_Stored items from a collection_
+++

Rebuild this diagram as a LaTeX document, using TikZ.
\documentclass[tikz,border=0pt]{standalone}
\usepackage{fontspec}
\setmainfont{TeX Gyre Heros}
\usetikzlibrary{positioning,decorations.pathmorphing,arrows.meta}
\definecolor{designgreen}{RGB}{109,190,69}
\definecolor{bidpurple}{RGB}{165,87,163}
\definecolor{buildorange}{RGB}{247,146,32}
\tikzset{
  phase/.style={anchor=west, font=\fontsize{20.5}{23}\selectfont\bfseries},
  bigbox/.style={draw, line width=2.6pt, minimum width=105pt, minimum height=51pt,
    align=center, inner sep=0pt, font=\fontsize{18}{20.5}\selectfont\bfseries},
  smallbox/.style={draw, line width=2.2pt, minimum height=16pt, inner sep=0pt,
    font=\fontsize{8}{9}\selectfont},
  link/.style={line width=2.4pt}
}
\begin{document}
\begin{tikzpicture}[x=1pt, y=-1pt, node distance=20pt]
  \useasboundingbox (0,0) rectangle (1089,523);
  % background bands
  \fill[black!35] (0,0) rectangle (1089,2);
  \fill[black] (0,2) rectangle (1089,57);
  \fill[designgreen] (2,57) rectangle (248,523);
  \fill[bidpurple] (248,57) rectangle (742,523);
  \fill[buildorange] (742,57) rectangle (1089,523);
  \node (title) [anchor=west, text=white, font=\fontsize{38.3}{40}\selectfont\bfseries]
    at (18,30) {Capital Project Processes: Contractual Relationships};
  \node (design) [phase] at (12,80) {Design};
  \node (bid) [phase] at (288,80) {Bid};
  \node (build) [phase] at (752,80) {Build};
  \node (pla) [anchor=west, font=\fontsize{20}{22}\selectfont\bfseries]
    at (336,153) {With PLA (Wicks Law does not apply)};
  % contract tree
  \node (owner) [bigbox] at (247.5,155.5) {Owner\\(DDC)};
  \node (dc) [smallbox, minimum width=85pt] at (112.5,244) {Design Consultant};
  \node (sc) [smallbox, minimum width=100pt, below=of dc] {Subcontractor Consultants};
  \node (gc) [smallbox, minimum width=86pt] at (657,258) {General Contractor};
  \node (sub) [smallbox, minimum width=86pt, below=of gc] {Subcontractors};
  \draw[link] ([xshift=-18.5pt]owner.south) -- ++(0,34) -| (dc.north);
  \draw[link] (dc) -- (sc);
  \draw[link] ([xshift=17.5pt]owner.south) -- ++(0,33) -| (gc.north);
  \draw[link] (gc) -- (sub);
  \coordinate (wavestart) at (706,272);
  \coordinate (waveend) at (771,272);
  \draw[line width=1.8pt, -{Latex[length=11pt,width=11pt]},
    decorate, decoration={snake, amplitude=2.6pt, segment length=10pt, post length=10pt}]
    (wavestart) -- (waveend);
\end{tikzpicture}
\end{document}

+++

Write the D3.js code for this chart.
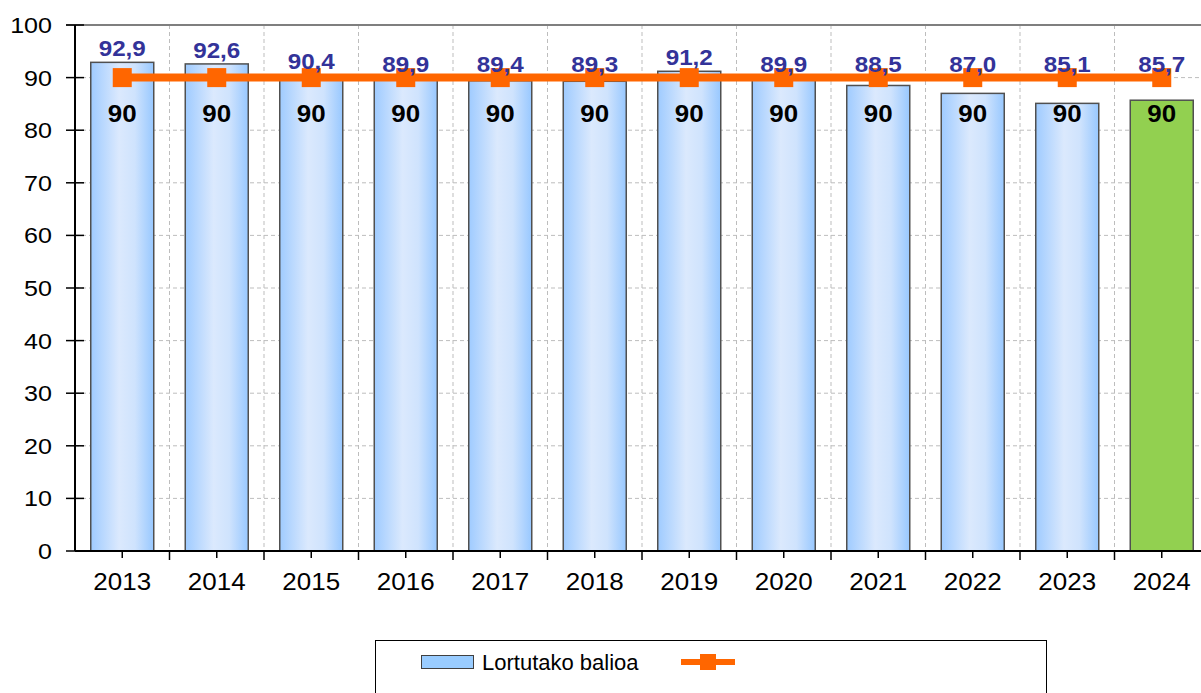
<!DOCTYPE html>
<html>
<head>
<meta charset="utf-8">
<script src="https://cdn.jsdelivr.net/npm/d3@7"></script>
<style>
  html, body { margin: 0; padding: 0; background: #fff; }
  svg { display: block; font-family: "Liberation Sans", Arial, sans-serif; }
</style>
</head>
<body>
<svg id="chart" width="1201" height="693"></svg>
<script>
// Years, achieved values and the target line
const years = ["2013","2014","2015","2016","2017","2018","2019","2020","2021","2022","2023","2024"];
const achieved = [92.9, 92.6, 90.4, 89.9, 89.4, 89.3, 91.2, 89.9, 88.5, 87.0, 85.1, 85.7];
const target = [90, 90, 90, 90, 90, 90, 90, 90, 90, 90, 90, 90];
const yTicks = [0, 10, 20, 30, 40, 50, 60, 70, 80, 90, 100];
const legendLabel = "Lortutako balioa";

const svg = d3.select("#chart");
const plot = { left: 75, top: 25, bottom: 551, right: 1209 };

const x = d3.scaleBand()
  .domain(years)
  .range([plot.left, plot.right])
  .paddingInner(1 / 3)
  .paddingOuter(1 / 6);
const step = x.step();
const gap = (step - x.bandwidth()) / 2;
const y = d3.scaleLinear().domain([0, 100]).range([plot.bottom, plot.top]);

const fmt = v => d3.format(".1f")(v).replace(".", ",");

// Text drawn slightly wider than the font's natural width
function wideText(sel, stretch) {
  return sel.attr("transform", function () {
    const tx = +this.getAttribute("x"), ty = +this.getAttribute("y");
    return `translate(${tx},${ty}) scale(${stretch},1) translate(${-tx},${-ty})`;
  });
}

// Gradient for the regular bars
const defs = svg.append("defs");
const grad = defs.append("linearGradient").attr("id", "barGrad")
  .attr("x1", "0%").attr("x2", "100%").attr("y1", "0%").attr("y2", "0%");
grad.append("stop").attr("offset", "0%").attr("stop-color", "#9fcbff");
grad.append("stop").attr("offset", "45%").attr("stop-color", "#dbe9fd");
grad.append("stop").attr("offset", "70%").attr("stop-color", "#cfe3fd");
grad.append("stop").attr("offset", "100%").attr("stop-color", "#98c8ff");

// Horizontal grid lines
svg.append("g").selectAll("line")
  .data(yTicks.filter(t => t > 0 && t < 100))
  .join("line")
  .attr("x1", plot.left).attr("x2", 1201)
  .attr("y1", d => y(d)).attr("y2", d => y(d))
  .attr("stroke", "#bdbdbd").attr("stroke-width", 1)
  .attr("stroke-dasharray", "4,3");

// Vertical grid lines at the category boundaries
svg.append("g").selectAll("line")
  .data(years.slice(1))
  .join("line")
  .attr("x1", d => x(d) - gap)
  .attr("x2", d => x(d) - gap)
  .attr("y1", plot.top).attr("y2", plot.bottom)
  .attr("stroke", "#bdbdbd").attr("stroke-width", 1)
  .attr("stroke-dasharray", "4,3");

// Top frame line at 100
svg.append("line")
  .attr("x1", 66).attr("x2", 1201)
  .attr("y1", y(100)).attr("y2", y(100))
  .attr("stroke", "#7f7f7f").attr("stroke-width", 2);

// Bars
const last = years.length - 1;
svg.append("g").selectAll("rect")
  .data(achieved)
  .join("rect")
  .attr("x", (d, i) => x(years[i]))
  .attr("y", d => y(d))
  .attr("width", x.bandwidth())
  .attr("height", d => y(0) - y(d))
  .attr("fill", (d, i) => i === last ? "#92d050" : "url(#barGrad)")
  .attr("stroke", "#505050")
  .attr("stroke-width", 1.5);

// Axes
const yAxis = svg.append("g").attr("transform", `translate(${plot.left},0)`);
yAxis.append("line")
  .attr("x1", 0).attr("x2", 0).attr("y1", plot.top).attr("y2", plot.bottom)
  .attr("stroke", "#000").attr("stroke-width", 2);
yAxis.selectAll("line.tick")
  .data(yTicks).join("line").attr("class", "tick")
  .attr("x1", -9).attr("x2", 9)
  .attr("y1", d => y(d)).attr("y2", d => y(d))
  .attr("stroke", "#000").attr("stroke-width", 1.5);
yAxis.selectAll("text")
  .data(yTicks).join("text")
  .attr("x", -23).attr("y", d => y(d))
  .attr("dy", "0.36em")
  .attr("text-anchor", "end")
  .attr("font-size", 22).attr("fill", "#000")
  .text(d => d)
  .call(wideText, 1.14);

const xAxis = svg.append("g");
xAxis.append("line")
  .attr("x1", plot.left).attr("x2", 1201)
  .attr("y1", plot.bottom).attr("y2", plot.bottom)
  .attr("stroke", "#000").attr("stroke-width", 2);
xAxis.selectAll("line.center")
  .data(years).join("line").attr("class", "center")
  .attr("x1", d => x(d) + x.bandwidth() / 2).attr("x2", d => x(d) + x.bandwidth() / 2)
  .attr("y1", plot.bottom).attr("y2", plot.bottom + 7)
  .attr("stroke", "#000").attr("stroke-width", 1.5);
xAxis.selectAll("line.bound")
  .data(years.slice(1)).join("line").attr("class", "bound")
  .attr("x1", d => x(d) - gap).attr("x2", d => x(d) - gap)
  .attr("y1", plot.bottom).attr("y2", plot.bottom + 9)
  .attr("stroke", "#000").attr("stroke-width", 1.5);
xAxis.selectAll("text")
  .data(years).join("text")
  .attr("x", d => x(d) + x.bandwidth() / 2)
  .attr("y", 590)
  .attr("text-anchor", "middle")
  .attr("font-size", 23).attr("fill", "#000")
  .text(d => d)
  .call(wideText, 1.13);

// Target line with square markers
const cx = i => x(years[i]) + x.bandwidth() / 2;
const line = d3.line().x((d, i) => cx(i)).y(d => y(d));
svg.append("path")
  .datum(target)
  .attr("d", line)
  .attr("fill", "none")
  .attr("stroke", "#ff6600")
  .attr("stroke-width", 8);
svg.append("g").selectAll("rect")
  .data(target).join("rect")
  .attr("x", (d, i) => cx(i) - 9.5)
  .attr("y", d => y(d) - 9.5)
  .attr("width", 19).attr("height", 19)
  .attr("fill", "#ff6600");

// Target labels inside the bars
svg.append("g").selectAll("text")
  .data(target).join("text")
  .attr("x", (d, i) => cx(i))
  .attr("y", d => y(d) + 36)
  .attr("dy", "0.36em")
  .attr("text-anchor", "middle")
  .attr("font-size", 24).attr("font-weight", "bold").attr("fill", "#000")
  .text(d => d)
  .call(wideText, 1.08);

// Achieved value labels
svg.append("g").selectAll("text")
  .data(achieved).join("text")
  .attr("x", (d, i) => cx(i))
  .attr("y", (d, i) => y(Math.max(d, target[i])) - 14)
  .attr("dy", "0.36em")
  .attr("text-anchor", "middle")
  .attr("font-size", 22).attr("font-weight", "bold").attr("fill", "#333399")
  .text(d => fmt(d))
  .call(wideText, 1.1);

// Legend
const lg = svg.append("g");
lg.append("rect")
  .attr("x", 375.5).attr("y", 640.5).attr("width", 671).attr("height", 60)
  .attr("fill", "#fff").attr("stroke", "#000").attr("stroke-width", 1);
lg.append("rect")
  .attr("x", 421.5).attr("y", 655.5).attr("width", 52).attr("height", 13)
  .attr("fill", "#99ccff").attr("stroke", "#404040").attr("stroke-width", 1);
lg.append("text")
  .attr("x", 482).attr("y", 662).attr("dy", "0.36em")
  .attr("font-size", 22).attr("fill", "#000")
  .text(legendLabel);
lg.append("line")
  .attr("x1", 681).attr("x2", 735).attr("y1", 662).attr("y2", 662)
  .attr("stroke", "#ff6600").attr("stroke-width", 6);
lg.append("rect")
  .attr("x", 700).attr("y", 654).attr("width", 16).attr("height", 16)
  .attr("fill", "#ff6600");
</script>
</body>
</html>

+++

_Do this_
Isolate each line of the listing above that includes "chart". Copy it.

_Solution for this task_
Write the D3.js code for this chart.
<svg id="chart" width="1201" height="693"></svg>
const svg = d3.select("#chart");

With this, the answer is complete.